If any of these apply, submit a written request for a special education evaluation under IDEA. Use the phrase "I am requesting a comprehensive special education evaluation for my child due to suspected disability adversely affecting educational performance." That request triggers Oregon's 60-school-day timeline under OAR 581-015-2110 and requires the district to provide a Prior Written Notice if they refuse.

If the district evaluates and finds the child ineligible for an IEP but the 504 is still insufficient, you can request an independent evaluation at district expense and use those results to revisit eligibility.

Requesting and Reviewing a 504 Meeting

Oregon does not have the same procedural safeguard structure for 504s that it has for IEPs. That means fewer automatic protections, but you still have rights:

  • You can request a 504 meeting in writing at any time—for initial evaluation, annual review, or to amend an existing plan
  • You can bring a support person to the meeting
  • You should receive a copy of the 504 Plan after it is finalized
  • If you disagree with how the plan is being implemented, start with a written request to the district's Section 504 coordinator; if unresolved, you can file a complaint with the U.S. Department of Education's Office for Civil Rights (OCR)

The Oregon IEP & 504 Blueprint has a side-by-side comparison of 504 vs. IEP protections and a template for requesting a 504 evaluation that covers both ADHD and anxiety profiles. If you're not sure which path is right, start there before your next school meeting.

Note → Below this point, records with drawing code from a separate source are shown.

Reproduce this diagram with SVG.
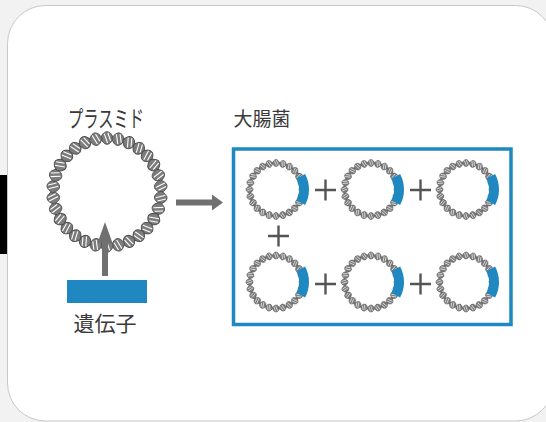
<svg xmlns="http://www.w3.org/2000/svg" xmlns:xlink="http://www.w3.org/1999/xlink" width="546" height="422" viewBox="0 0 546 422">
  <style>
    .label { font-family: "Noto Sans CJK JP", "Noto Sans", sans-serif; fill: #3a3a3a; }
    .plus { stroke: #555; stroke-width: 2.4; fill: none; }
    .arrow { fill: #707070; }
    .blue { fill: #1f88c0; }
  </style>
  <defs>
    <!-- one turn of the double helix, tangent along x -->
    <g id="bead">
      <path d="M-6.4,0 C-3,-8.4 3,-8.4 6.4,0 C3,8.4 -3,8.4 -6.4,0Z" fill="#7c7c7c" stroke="#4a4a4a" stroke-width="0.9"/>
      <path d="M-2.8,-4.4 L0.6,5 M0.8,-5.2 L3.6,2.8" stroke="#fff" stroke-width="1.1" fill="none"/>
    </g>
    <!-- small plasmid carrying the inserted gene -->
    <g id="mini">
      <use href="#bead" transform="rotate(0) translate(0,-26.5) scale(0.56)"/>
      <use href="#bead" transform="rotate(15) translate(0,-26.5) scale(0.56)"/>
      <use href="#bead" transform="rotate(30) translate(0,-26.5) scale(0.56)"/>
      <use href="#bead" transform="rotate(45) translate(0,-26.5) scale(0.56)"/>
      <use href="#bead" transform="rotate(60) translate(0,-26.5) scale(0.56)"/>
      <use href="#bead" transform="rotate(75) translate(0,-26.5) scale(0.56)"/>
      <use href="#bead" transform="rotate(90) translate(0,-26.5) scale(0.56)"/>
      <use href="#bead" transform="rotate(105) translate(0,-26.5) scale(0.56)"/>
      <use href="#bead" transform="rotate(120) translate(0,-26.5) scale(0.56)"/>
      <use href="#bead" transform="rotate(135) translate(0,-26.5) scale(0.56)"/>
      <use href="#bead" transform="rotate(150) translate(0,-26.5) scale(0.56)"/>
      <use href="#bead" transform="rotate(165) translate(0,-26.5) scale(0.56)"/>
      <use href="#bead" transform="rotate(180) translate(0,-26.5) scale(0.56)"/>
      <use href="#bead" transform="rotate(195) translate(0,-26.5) scale(0.56)"/>
      <use href="#bead" transform="rotate(210) translate(0,-26.5) scale(0.56)"/>
      <use href="#bead" transform="rotate(225) translate(0,-26.5) scale(0.56)"/>
      <use href="#bead" transform="rotate(240) translate(0,-26.5) scale(0.56)"/>
      <use href="#bead" transform="rotate(255) translate(0,-26.5) scale(0.56)"/>
      <use href="#bead" transform="rotate(270) translate(0,-26.5) scale(0.56)"/>
      <use href="#bead" transform="rotate(285) translate(0,-26.5) scale(0.56)"/>
      <use href="#bead" transform="rotate(300) translate(0,-26.5) scale(0.56)"/>
      <use href="#bead" transform="rotate(315) translate(0,-26.5) scale(0.56)"/>
      <use href="#bead" transform="rotate(330) translate(0,-26.5) scale(0.56)"/>
      <use href="#bead" transform="rotate(345) translate(0,-26.5) scale(0.56)"/>
      <path d="M24.7,-13.2 A28,28 0 0 1 24.7,13.2" stroke="#1f88c0" stroke-width="10" fill="none"/>
    </g>
  </defs>

  <!-- page -->
  <rect x="0" y="0" width="546" height="422" fill="#f2f2f2"/>
  <rect x="0" y="175" width="7" height="79" fill="#000"/>
  <rect x="7.5" y="5.5" width="546" height="415.5" rx="38" ry="38" fill="#fff" stroke="#c8c8c8" stroke-width="1"/>

  <!-- plasmid -->
  <g id="plasmid">
    <text class="label" x="106" y="127" font-size="23" text-anchor="middle" textLength="76" lengthAdjust="spacingAndGlyphs">プラスミド</text>
    <g transform="translate(107,192)">
      <use href="#bead" transform="rotate(0) translate(0,-54)"/>
      <use href="#bead" transform="rotate(12) translate(0,-54)"/>
      <use href="#bead" transform="rotate(24) translate(0,-54)"/>
      <use href="#bead" transform="rotate(36) translate(0,-54)"/>
      <use href="#bead" transform="rotate(48) translate(0,-54)"/>
      <use href="#bead" transform="rotate(60) translate(0,-54)"/>
      <use href="#bead" transform="rotate(72) translate(0,-54)"/>
      <use href="#bead" transform="rotate(84) translate(0,-54)"/>
      <use href="#bead" transform="rotate(96) translate(0,-54)"/>
      <use href="#bead" transform="rotate(108) translate(0,-54)"/>
      <use href="#bead" transform="rotate(120) translate(0,-54)"/>
      <use href="#bead" transform="rotate(132) translate(0,-54)"/>
      <use href="#bead" transform="rotate(144) translate(0,-54)"/>
      <use href="#bead" transform="rotate(156) translate(0,-54)"/>
      <use href="#bead" transform="rotate(168) translate(0,-54)"/>
      <use href="#bead" transform="rotate(180) translate(0,-54)"/>
      <use href="#bead" transform="rotate(192) translate(0,-54)"/>
      <use href="#bead" transform="rotate(204) translate(0,-54)"/>
      <use href="#bead" transform="rotate(216) translate(0,-54)"/>
      <use href="#bead" transform="rotate(228) translate(0,-54)"/>
      <use href="#bead" transform="rotate(240) translate(0,-54)"/>
      <use href="#bead" transform="rotate(252) translate(0,-54)"/>
      <use href="#bead" transform="rotate(264) translate(0,-54)"/>
      <use href="#bead" transform="rotate(276) translate(0,-54)"/>
      <use href="#bead" transform="rotate(288) translate(0,-54)"/>
      <use href="#bead" transform="rotate(300) translate(0,-54)"/>
      <use href="#bead" transform="rotate(312) translate(0,-54)"/>
      <use href="#bead" transform="rotate(324) translate(0,-54)"/>
      <use href="#bead" transform="rotate(336) translate(0,-54)"/>
      <use href="#bead" transform="rotate(348) translate(0,-54)"/>
    </g>
  </g>

  <!-- gene -->
  <g id="gene">
    <rect class="blue" x="67" y="280" width="80" height="23"/>
    <text class="label" x="105" y="331" font-size="21" text-anchor="middle">遺伝子</text>
  </g>

  <!-- E. coli box -->
  <g id="ecoli">
    <text class="label" x="262" y="126" font-size="19" text-anchor="middle">大腸菌</text>
    <rect x="233.5" y="149" width="277.5" height="175.5" fill="none" stroke="#1f88c0" stroke-width="3.5"/>
  </g>
  <g id="ecoli-plasmid-1"><use href="#mini" transform="translate(276,189.5)"/></g>
  <g id="ecoli-plasmid-2"><use href="#mini" transform="translate(371,189.5)"/></g>
  <g id="ecoli-plasmid-3"><use href="#mini" transform="translate(466,189.5)"/></g>
  <g id="ecoli-plasmid-4"><use href="#mini" transform="translate(276,282)"/></g>
  <g id="ecoli-plasmid-5"><use href="#mini" transform="translate(371,282)"/></g>
  <g id="ecoli-plasmid-6"><use href="#mini" transform="translate(466,282)"/></g>

  <!-- plus signs -->
  <g id="plus-signs" class="plus">
    <path d="M315,190 H336 M325.5,179.5 V200.5"/>
    <path d="M410,190 H431 M420.5,179.5 V200.5"/>
    <path d="M268,236 H289 M278.5,225.5 V246.5"/>
    <path d="M315,284 H336 M325.5,273.5 V294.5"/>
    <path d="M410,284 H431 M420.5,273.5 V294.5"/>
  </g>

  <!-- connectors -->
  <g id="connectors">
    <path class="arrow" d="M102,276 V243 H97.5 L105,222 L112.5,243 H108 V276Z"/>
    <path class="arrow" d="M176,199.5 H212 V194.5 L223,202.5 L212,210.5 V205.5 H176Z"/>
  </g>
</svg>
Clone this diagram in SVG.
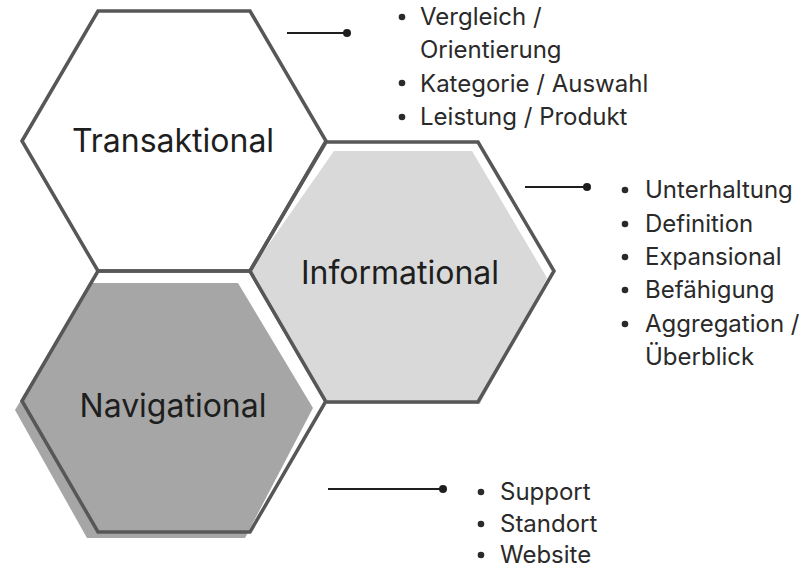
<svg xmlns="http://www.w3.org/2000/svg" width="807" height="569" viewBox="0 0 807 569">
<style>
.hexline{fill:none;stroke:#575757;stroke-width:3.5;stroke-linejoin:miter}
.title{font-family:Inter,"Liberation Sans",sans-serif;font-size:32px;fill:#1e1e1e;text-anchor:middle}
.item{font-family:Inter,"Liberation Sans",sans-serif;font-size:24px;fill:#2a2a2a}
.conn{stroke:#1e1e1e;stroke-width:2.2;fill:none}
.dot{fill:#1e1e1e}
.bul{fill:#2a2a2a}
</style>
<rect width="807" height="569" fill="#ffffff"/>
<g id="navigational">
  <polygon points="92,283 238,283 313,408 245,538 87,538 15,410" fill="#a6a6a6"/>
  <polygon class="hexline" points="22,401 98,271 250,271 326,401 250,532 98,532"/>
  <text class="title" x="173" y="417">Navigational</text>
</g>
<g id="informational">
  <polygon points="334,151 472,151 547,278 480,404 326,404 250,271" fill="#d9d9d9"/>
  <polygon class="hexline" points="250,271 326,142 478,142 554,271 478,402 326,402"/>
  <text class="title" x="400" y="284">Informational</text>
</g>
<g id="transaktional">
  <polygon class="hexline" points="22,141 98,11 250,11 326,141 250,271 98,271" fill="#ffffff"/>
  <text class="title" x="173" y="152">Transaktional</text>
</g>
<g id="connectors">
  <line class="conn" x1="287" y1="33" x2="347" y2="33"/>
  <circle class="dot" cx="347" cy="33" r="4"/>
  <line class="conn" x1="525" y1="187" x2="587" y2="187"/>
  <circle class="dot" cx="587" cy="187" r="4"/>
  <line class="conn" x1="328" y1="489" x2="443" y2="489"/>
  <circle class="dot" cx="443" cy="489" r="4"/>
</g>
<g id="list-transaktional">
  <circle class="bul" cx="402" cy="17" r="3.3"/>
  <text class="item" x="420" y="25">Vergleich /</text>
  <text class="item" x="420" y="58">Orientierung</text>
  <circle class="bul" cx="402" cy="83" r="3.3"/>
  <text class="item" x="420" y="91.5">Kategorie / Auswahl</text>
  <circle class="bul" cx="402" cy="117" r="3.3"/>
  <text class="item" x="420" y="125">Leistung / Produkt</text>
</g>
<g id="list-informational">
  <circle class="bul" cx="625" cy="190" r="3.3"/>
  <text class="item" x="645" y="198">Unterhaltung</text>
  <circle class="bul" cx="625" cy="224" r="3.3"/>
  <text class="item" x="645" y="232">Definition</text>
  <circle class="bul" cx="625" cy="257" r="3.3"/>
  <text class="item" x="645" y="265">Expansional</text>
  <circle class="bul" cx="625" cy="290" r="3.3"/>
  <text class="item" x="645" y="298">Befähigung</text>
  <circle class="bul" cx="625" cy="324" r="3.3"/>
  <text class="item" x="645" y="332">Aggregation /</text>
  <text class="item" x="645" y="365">Überblick</text>
</g>
<g id="list-navigational">
  <circle class="bul" cx="481" cy="492" r="3.3"/>
  <text class="item" x="500" y="500">Support</text>
  <circle class="bul" cx="481" cy="524" r="3.3"/>
  <text class="item" x="500" y="532">Standort</text>
  <circle class="bul" cx="481" cy="555" r="3.3"/>
  <text class="item" x="500" y="563">Website</text>
</g>
</svg>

One Practical Note on Combining Plans

Some families in Oregon whose children have both ADHD and a separate learning disability (like dyslexia) find their child has an IEP for the learning disability and a question about whether the ADHD is addressed. In Oregon, ADHD typically qualifies under the IDEA category "Other Health Impairment" if it adversely affects educational performance and requires specialized instruction. If your child has an IEP, ADHD accommodations should be written into the IEP accommodations section—there is generally no need for a separate 504 Plan. Clarity on this prevents the accommodation plan from being fragmented across two documents that different teachers may implement inconsistently.